Required task:
Go through the entries below and retype them exactly, omitting each picture.

* start *

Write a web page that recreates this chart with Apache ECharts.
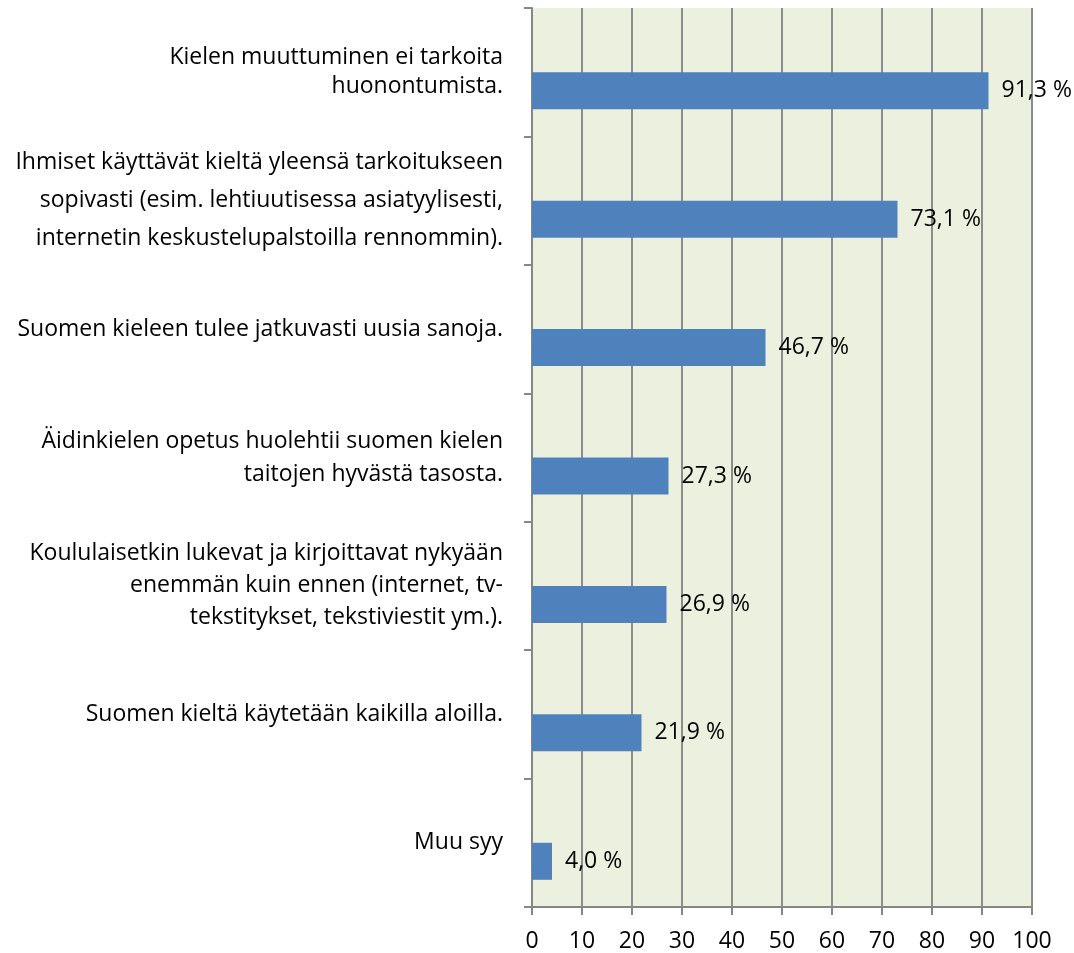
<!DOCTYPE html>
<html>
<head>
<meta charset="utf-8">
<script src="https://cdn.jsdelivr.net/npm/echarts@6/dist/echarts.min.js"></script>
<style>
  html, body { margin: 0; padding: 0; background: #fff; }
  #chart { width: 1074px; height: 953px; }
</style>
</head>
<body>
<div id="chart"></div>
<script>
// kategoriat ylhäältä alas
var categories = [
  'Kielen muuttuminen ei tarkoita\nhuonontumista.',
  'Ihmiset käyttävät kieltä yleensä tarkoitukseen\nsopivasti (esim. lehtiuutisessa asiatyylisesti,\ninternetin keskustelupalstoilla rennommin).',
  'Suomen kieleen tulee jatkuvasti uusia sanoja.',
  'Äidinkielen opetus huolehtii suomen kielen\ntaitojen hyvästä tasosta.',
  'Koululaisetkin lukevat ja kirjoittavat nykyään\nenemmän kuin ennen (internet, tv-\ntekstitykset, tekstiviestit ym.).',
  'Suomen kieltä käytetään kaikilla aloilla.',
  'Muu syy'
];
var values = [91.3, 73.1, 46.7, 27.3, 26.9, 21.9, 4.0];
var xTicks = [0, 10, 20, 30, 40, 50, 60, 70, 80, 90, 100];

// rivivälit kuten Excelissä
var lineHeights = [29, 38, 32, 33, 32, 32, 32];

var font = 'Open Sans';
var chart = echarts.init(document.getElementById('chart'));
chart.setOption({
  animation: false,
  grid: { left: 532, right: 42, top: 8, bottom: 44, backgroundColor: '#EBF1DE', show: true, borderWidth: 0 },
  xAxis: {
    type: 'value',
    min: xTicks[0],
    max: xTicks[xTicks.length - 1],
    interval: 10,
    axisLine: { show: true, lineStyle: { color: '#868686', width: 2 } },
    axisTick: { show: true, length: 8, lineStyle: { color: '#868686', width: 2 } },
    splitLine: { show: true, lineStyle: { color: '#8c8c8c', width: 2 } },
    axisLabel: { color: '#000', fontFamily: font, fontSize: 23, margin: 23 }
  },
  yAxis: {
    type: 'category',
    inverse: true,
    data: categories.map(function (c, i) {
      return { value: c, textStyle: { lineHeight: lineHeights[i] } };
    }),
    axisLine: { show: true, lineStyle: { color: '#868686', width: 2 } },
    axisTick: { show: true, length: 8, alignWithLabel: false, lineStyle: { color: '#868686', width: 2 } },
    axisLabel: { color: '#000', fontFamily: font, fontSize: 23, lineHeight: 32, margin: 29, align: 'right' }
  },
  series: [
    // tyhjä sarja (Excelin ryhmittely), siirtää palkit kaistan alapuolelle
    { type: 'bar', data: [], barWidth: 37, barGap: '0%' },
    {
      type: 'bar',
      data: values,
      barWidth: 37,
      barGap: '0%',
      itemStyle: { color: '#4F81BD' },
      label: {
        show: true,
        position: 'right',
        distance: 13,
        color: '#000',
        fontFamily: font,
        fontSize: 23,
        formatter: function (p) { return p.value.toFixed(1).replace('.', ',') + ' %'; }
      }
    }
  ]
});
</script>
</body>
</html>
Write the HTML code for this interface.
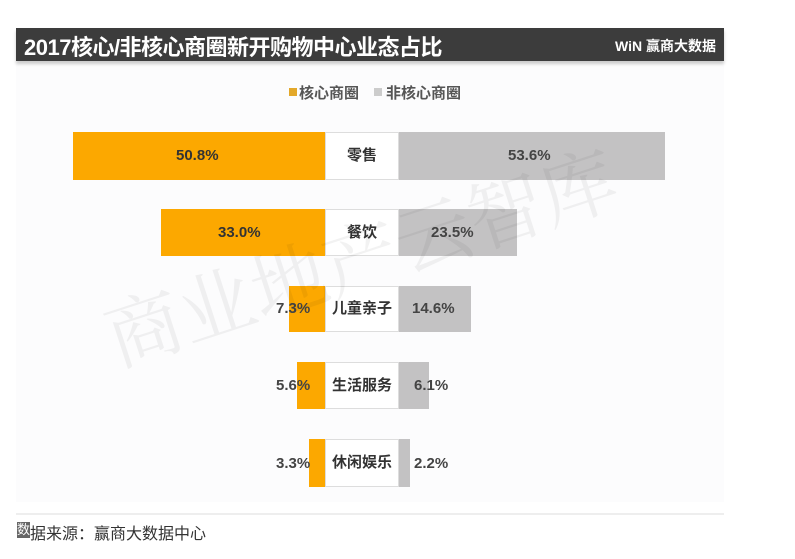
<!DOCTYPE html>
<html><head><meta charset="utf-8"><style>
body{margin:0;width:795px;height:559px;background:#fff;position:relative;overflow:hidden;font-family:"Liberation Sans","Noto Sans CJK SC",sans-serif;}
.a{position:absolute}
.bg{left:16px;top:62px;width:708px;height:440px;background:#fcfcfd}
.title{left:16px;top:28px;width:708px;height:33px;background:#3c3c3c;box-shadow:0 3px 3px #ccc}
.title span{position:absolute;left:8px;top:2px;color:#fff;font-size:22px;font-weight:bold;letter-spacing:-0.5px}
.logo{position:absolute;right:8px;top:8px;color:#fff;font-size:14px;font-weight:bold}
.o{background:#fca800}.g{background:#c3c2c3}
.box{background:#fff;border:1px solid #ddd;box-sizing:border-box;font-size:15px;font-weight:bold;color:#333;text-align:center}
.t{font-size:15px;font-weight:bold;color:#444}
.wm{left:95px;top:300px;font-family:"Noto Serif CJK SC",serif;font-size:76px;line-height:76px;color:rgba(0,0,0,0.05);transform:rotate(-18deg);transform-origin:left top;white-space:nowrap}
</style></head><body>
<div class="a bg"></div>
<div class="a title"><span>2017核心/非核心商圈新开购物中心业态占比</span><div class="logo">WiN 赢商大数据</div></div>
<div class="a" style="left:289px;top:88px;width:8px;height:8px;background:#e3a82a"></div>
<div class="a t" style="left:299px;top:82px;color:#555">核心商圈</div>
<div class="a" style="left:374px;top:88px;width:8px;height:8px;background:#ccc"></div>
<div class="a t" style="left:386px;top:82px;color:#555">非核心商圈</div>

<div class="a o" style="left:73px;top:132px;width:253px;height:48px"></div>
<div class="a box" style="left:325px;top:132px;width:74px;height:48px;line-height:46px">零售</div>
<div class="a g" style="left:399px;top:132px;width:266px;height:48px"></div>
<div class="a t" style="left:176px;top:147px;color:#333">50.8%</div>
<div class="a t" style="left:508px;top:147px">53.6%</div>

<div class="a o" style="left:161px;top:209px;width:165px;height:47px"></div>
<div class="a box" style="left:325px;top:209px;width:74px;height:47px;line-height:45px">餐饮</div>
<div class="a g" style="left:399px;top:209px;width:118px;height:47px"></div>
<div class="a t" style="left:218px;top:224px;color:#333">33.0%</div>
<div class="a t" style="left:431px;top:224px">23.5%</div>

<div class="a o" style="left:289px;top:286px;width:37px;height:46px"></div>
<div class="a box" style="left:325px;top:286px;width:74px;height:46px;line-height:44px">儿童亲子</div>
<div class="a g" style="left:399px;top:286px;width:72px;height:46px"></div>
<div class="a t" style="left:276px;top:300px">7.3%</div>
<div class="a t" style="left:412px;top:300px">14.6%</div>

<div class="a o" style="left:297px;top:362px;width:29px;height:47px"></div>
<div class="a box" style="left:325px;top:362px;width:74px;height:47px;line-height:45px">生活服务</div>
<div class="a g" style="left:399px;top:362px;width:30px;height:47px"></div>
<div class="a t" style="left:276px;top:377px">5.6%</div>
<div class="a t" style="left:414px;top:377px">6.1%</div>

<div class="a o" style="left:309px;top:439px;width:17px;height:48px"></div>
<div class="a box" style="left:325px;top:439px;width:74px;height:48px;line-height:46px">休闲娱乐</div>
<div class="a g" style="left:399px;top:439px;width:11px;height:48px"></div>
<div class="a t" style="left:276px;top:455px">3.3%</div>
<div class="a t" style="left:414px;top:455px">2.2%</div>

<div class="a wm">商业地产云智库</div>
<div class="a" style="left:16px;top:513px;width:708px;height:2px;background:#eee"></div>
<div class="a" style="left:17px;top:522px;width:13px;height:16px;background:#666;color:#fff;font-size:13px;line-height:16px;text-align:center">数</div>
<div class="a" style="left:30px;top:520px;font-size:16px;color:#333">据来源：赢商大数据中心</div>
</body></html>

* end *

Solution:
Write a web page that recreates this chart with Apache ECharts.
<!DOCTYPE html>
<html>
<head>
<meta charset="utf-8">
<script src="https://cdn.jsdelivr.net/npm/echarts@6/dist/echarts.min.js"></script>
<style>
  html, body { margin: 0; padding: 0; background: #fff; }
  #chart { width: 1074px; height: 953px; }
</style>
</head>
<body>
<div id="chart"></div>
<script>
// kategoriat ylhäältä alas
var categories = [
  'Kielen muuttuminen ei tarkoita\nhuonontumista.',
  'Ihmiset käyttävät kieltä yleensä tarkoitukseen\nsopivasti (esim. lehtiuutisessa asiatyylisesti,\ninternetin keskustelupalstoilla rennommin).',
  'Suomen kieleen tulee jatkuvasti uusia sanoja.',
  'Äidinkielen opetus huolehtii suomen kielen\ntaitojen hyvästä tasosta.',
  'Koululaisetkin lukevat ja kirjoittavat nykyään\nenemmän kuin ennen (internet, tv-\ntekstitykset, tekstiviestit ym.).',
  'Suomen kieltä käytetään kaikilla aloilla.',
  'Muu syy'
];
var values = [91.3, 73.1, 46.7, 27.3, 26.9, 21.9, 4.0];
var xTicks = [0, 10, 20, 30, 40, 50, 60, 70, 80, 90, 100];

// rivivälit kuten Excelissä
var lineHeights = [29, 38, 32, 33, 32, 32, 32];

var font = 'Open Sans';
var chart = echarts.init(document.getElementById('chart'));
chart.setOption({
  animation: false,
  grid: { left: 532, right: 42, top: 8, bottom: 44, backgroundColor: '#EBF1DE', show: true, borderWidth: 0 },
  xAxis: {
    type: 'value',
    min: xTicks[0],
    max: xTicks[xTicks.length - 1],
    interval: 10,
    axisLine: { show: true, lineStyle: { color: '#868686', width: 2 } },
    axisTick: { show: true, length: 8, lineStyle: { color: '#868686', width: 2 } },
    splitLine: { show: true, lineStyle: { color: '#8c8c8c', width: 2 } },
    axisLabel: { color: '#000', fontFamily: font, fontSize: 23, margin: 23 }
  },
  yAxis: {
    type: 'category',
    inverse: true,
    data: categories.map(function (c, i) {
      return { value: c, textStyle: { lineHeight: lineHeights[i] } };
    }),
    axisLine: { show: true, lineStyle: { color: '#868686', width: 2 } },
    axisTick: { show: true, length: 8, alignWithLabel: false, lineStyle: { color: '#868686', width: 2 } },
    axisLabel: { color: '#000', fontFamily: font, fontSize: 23, lineHeight: 32, margin: 29, align: 'right' }
  },
  series: [
    // tyhjä sarja (Excelin ryhmittely), siirtää palkit kaistan alapuolelle
    { type: 'bar', data: [], barWidth: 37, barGap: '0%' },
    {
      type: 'bar',
      data: values,
      barWidth: 37,
      barGap: '0%',
      itemStyle: { color: '#4F81BD' },
      label: {
        show: true,
        position: 'right',
        distance: 13,
        color: '#000',
        fontFamily: font,
        fontSize: 23,
        formatter: function (p) { return p.value.toFixed(1).replace('.', ',') + ' %'; }
      }
    }
  ]
});
</script>
</body>
</html>
Write the HTML code for this interface.
<!DOCTYPE html>
<html><head><meta charset="utf-8"><style>
body{margin:0;width:795px;height:559px;background:#fff;position:relative;overflow:hidden;font-family:"Liberation Sans","Noto Sans CJK SC",sans-serif;}
.a{position:absolute}
.bg{left:16px;top:62px;width:708px;height:440px;background:#fcfcfd}
.title{left:16px;top:28px;width:708px;height:33px;background:#3c3c3c;box-shadow:0 3px 3px #ccc}
.title span{position:absolute;left:8px;top:2px;color:#fff;font-size:22px;font-weight:bold;letter-spacing:-0.5px}
.logo{position:absolute;right:8px;top:8px;color:#fff;font-size:14px;font-weight:bold}
.o{background:#fca800}.g{background:#c3c2c3}
.box{background:#fff;border:1px solid #ddd;box-sizing:border-box;font-size:15px;font-weight:bold;color:#333;text-align:center}
.t{font-size:15px;font-weight:bold;color:#444}
.wm{left:95px;top:300px;font-family:"Noto Serif CJK SC",serif;font-size:76px;line-height:76px;color:rgba(0,0,0,0.05);transform:rotate(-18deg);transform-origin:left top;white-space:nowrap}
</style></head><body>
<div class="a bg"></div>
<div class="a title"><span>2017核心/非核心商圈新开购物中心业态占比</span><div class="logo">WiN 赢商大数据</div></div>
<div class="a" style="left:289px;top:88px;width:8px;height:8px;background:#e3a82a"></div>
<div class="a t" style="left:299px;top:82px;color:#555">核心商圈</div>
<div class="a" style="left:374px;top:88px;width:8px;height:8px;background:#ccc"></div>
<div class="a t" style="left:386px;top:82px;color:#555">非核心商圈</div>

<div class="a o" style="left:73px;top:132px;width:253px;height:48px"></div>
<div class="a box" style="left:325px;top:132px;width:74px;height:48px;line-height:46px">零售</div>
<div class="a g" style="left:399px;top:132px;width:266px;height:48px"></div>
<div class="a t" style="left:176px;top:147px;color:#333">50.8%</div>
<div class="a t" style="left:508px;top:147px">53.6%</div>

<div class="a o" style="left:161px;top:209px;width:165px;height:47px"></div>
<div class="a box" style="left:325px;top:209px;width:74px;height:47px;line-height:45px">餐饮</div>
<div class="a g" style="left:399px;top:209px;width:118px;height:47px"></div>
<div class="a t" style="left:218px;top:224px;color:#333">33.0%</div>
<div class="a t" style="left:431px;top:224px">23.5%</div>

<div class="a o" style="left:289px;top:286px;width:37px;height:46px"></div>
<div class="a box" style="left:325px;top:286px;width:74px;height:46px;line-height:44px">儿童亲子</div>
<div class="a g" style="left:399px;top:286px;width:72px;height:46px"></div>
<div class="a t" style="left:276px;top:300px">7.3%</div>
<div class="a t" style="left:412px;top:300px">14.6%</div>

<div class="a o" style="left:297px;top:362px;width:29px;height:47px"></div>
<div class="a box" style="left:325px;top:362px;width:74px;height:47px;line-height:45px">生活服务</div>
<div class="a g" style="left:399px;top:362px;width:30px;height:47px"></div>
<div class="a t" style="left:276px;top:377px">5.6%</div>
<div class="a t" style="left:414px;top:377px">6.1%</div>

<div class="a o" style="left:309px;top:439px;width:17px;height:48px"></div>
<div class="a box" style="left:325px;top:439px;width:74px;height:48px;line-height:46px">休闲娱乐</div>
<div class="a g" style="left:399px;top:439px;width:11px;height:48px"></div>
<div class="a t" style="left:276px;top:455px">3.3%</div>
<div class="a t" style="left:414px;top:455px">2.2%</div>

<div class="a wm">商业地产云智库</div>
<div class="a" style="left:16px;top:513px;width:708px;height:2px;background:#eee"></div>
<div class="a" style="left:17px;top:522px;width:13px;height:16px;background:#666;color:#fff;font-size:13px;line-height:16px;text-align:center">数</div>
<div class="a" style="left:30px;top:520px;font-size:16px;color:#333">据来源：赢商大数据中心</div>
</body></html>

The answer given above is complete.